▸ Exercise goal:
Using the material that follows, identify and copy each line with the string "chart".

▸ Recorded information:
..........

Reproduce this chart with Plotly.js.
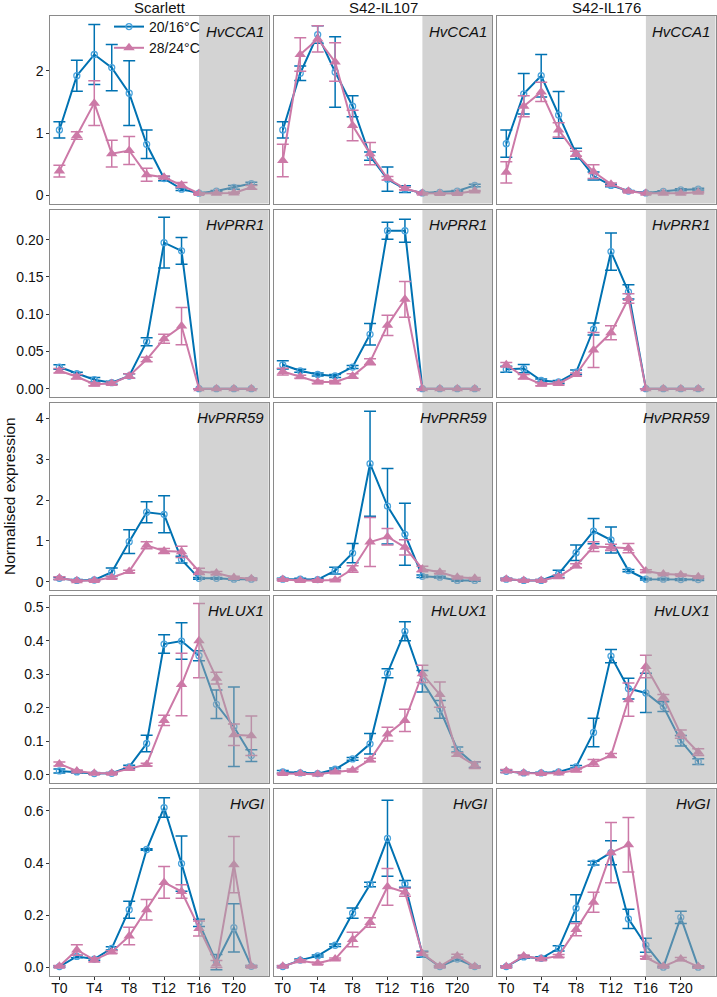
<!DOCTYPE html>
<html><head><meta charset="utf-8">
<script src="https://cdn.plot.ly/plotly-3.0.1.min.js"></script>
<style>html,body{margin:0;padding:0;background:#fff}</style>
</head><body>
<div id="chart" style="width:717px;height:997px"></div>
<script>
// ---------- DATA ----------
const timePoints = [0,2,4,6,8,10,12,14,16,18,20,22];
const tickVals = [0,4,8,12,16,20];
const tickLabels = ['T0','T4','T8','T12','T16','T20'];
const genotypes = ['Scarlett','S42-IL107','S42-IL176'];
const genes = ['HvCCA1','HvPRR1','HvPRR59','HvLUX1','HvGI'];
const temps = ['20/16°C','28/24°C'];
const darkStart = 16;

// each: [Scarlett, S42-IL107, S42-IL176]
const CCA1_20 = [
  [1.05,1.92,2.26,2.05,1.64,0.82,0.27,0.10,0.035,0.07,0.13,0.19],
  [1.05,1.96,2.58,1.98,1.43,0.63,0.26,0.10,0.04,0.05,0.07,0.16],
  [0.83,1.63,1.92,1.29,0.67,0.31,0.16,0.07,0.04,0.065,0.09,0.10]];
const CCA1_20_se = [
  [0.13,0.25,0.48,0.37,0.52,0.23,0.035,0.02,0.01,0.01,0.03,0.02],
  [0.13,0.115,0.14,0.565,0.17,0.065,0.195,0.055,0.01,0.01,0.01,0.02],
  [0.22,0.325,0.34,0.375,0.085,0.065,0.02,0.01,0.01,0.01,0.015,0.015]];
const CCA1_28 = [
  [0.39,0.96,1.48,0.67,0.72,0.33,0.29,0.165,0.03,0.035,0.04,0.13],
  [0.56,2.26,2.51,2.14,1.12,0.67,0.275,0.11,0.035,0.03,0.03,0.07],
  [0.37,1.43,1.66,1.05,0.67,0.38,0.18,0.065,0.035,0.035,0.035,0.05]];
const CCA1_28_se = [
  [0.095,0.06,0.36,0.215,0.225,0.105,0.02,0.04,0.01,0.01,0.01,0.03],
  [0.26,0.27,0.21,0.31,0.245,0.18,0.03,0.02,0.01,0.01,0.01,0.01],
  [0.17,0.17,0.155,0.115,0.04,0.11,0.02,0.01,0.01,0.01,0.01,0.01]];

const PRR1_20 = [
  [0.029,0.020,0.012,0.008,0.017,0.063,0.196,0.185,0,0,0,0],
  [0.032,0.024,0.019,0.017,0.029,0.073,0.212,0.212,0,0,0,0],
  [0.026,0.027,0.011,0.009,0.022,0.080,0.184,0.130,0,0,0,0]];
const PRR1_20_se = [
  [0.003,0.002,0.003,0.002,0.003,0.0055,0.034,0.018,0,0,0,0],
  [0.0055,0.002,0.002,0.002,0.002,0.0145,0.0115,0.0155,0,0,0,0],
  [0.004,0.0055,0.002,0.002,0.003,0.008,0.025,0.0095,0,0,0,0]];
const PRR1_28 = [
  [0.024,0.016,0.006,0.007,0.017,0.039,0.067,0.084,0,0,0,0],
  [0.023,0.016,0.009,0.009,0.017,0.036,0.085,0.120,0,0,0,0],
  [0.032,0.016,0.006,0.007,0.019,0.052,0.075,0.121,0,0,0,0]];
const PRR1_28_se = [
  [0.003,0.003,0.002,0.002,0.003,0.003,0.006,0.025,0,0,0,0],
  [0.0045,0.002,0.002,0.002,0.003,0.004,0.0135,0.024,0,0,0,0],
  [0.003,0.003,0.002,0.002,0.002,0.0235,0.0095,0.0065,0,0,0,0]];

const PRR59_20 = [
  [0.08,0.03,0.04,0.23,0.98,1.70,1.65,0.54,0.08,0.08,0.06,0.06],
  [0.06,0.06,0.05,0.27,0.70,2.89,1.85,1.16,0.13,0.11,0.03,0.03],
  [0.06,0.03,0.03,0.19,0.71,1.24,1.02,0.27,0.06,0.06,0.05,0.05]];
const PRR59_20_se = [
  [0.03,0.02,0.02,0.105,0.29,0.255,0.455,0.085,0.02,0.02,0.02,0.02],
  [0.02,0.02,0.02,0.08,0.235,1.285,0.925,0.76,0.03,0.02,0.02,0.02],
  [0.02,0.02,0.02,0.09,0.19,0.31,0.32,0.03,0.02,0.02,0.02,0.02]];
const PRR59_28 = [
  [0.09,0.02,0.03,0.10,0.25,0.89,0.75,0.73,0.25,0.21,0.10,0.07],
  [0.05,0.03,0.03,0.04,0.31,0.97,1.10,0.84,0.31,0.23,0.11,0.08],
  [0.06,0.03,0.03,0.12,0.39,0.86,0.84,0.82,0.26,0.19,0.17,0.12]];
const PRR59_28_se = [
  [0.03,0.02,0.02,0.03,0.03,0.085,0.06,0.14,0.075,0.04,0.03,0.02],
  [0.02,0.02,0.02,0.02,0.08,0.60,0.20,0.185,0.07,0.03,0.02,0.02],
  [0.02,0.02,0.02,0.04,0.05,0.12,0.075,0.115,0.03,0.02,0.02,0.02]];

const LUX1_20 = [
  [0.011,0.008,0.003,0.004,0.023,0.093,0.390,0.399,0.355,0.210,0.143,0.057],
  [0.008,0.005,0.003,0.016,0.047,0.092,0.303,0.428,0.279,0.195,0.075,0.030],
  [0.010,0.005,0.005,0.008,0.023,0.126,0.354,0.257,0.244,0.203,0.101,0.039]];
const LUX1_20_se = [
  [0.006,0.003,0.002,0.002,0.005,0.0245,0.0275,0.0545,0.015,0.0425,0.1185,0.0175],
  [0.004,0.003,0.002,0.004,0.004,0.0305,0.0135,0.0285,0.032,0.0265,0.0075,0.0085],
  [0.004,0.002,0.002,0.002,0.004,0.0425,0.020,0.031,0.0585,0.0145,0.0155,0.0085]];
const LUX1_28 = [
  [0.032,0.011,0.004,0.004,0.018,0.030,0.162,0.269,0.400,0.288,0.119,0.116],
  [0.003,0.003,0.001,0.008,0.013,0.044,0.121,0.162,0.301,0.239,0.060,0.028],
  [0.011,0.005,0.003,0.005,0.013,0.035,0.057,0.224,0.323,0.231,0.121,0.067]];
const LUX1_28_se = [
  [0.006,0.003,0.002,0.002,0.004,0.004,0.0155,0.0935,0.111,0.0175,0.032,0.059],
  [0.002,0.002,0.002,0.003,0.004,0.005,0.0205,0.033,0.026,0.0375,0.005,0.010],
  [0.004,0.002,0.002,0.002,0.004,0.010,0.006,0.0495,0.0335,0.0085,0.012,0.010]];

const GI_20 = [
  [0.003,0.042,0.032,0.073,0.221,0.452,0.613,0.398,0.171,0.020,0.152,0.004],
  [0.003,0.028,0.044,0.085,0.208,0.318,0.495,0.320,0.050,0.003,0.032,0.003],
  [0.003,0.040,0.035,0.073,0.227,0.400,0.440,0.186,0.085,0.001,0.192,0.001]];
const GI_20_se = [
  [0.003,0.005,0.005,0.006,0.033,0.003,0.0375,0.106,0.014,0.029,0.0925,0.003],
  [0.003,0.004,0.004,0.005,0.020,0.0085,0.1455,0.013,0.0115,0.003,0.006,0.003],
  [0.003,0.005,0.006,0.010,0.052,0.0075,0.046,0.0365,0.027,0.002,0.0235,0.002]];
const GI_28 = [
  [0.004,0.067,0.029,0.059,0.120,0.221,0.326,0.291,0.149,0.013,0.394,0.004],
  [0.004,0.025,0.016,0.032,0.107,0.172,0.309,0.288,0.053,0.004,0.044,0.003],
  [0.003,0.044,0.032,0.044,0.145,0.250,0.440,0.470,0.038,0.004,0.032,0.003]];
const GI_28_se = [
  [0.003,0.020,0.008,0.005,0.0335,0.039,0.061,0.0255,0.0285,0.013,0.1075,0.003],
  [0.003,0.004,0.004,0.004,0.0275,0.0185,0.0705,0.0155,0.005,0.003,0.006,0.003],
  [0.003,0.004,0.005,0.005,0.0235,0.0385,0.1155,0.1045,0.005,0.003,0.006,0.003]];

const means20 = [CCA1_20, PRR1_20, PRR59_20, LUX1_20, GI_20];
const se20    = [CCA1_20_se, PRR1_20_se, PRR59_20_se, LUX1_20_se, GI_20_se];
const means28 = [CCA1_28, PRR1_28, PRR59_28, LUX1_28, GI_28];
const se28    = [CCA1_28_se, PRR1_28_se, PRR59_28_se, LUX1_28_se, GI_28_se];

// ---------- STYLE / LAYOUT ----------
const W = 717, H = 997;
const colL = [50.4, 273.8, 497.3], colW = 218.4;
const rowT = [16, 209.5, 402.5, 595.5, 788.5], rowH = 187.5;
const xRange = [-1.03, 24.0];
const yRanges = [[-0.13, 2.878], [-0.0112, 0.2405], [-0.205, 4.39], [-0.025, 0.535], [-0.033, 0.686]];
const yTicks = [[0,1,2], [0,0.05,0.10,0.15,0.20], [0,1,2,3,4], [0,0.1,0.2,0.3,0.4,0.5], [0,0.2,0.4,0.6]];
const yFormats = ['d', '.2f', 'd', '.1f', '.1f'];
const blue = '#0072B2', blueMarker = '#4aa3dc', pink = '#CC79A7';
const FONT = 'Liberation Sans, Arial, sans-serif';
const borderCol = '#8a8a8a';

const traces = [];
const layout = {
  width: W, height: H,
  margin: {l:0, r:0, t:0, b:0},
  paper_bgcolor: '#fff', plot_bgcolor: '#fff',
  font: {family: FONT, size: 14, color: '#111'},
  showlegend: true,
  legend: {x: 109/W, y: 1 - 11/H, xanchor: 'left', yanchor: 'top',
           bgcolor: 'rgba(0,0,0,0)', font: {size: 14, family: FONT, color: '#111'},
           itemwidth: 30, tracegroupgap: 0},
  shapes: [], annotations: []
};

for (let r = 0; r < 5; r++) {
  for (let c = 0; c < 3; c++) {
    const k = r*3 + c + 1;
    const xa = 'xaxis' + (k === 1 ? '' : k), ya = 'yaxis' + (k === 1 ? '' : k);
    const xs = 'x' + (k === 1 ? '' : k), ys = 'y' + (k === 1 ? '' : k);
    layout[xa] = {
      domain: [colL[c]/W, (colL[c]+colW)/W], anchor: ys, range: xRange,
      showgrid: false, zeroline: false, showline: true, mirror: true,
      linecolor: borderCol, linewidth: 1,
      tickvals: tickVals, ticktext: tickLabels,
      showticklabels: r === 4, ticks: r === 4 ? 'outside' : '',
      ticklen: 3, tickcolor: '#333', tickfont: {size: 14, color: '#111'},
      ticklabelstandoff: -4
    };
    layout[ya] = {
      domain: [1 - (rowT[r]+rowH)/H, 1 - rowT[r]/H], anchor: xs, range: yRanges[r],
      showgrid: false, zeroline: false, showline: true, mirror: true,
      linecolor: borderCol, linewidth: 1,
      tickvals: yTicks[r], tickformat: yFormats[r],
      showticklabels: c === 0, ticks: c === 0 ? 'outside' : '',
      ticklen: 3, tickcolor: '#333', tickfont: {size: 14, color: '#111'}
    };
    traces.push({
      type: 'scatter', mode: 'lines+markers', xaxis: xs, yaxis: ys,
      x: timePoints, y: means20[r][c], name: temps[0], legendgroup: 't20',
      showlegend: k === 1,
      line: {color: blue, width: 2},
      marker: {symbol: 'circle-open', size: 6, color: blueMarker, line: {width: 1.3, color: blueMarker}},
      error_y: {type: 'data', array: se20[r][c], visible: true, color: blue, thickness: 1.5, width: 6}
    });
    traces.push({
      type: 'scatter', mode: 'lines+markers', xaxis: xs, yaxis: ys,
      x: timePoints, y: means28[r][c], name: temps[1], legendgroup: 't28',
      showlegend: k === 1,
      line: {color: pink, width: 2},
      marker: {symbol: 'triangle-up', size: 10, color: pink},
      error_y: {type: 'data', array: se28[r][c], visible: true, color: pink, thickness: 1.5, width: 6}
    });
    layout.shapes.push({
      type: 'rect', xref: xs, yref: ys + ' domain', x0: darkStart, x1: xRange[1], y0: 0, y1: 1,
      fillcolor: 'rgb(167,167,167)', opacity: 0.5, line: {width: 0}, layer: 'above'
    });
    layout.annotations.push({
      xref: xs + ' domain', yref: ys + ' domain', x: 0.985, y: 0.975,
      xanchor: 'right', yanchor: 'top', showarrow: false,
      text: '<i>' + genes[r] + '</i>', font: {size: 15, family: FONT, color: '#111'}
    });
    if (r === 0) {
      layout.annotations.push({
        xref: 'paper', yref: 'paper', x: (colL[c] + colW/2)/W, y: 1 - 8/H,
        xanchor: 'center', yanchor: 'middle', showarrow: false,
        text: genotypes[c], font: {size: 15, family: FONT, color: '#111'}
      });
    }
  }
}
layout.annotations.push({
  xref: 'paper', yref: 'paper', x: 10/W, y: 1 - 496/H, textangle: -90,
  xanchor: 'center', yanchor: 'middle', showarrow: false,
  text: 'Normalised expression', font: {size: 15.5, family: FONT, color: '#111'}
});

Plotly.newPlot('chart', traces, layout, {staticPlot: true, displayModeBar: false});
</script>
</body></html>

..........

▸ Full response:
Reproduce this chart with Plotly.js.
<div id="chart" style="width:717px;height:997px"></div>
Plotly.newPlot('chart', traces, layout, {staticPlot: true, displayModeBar: false});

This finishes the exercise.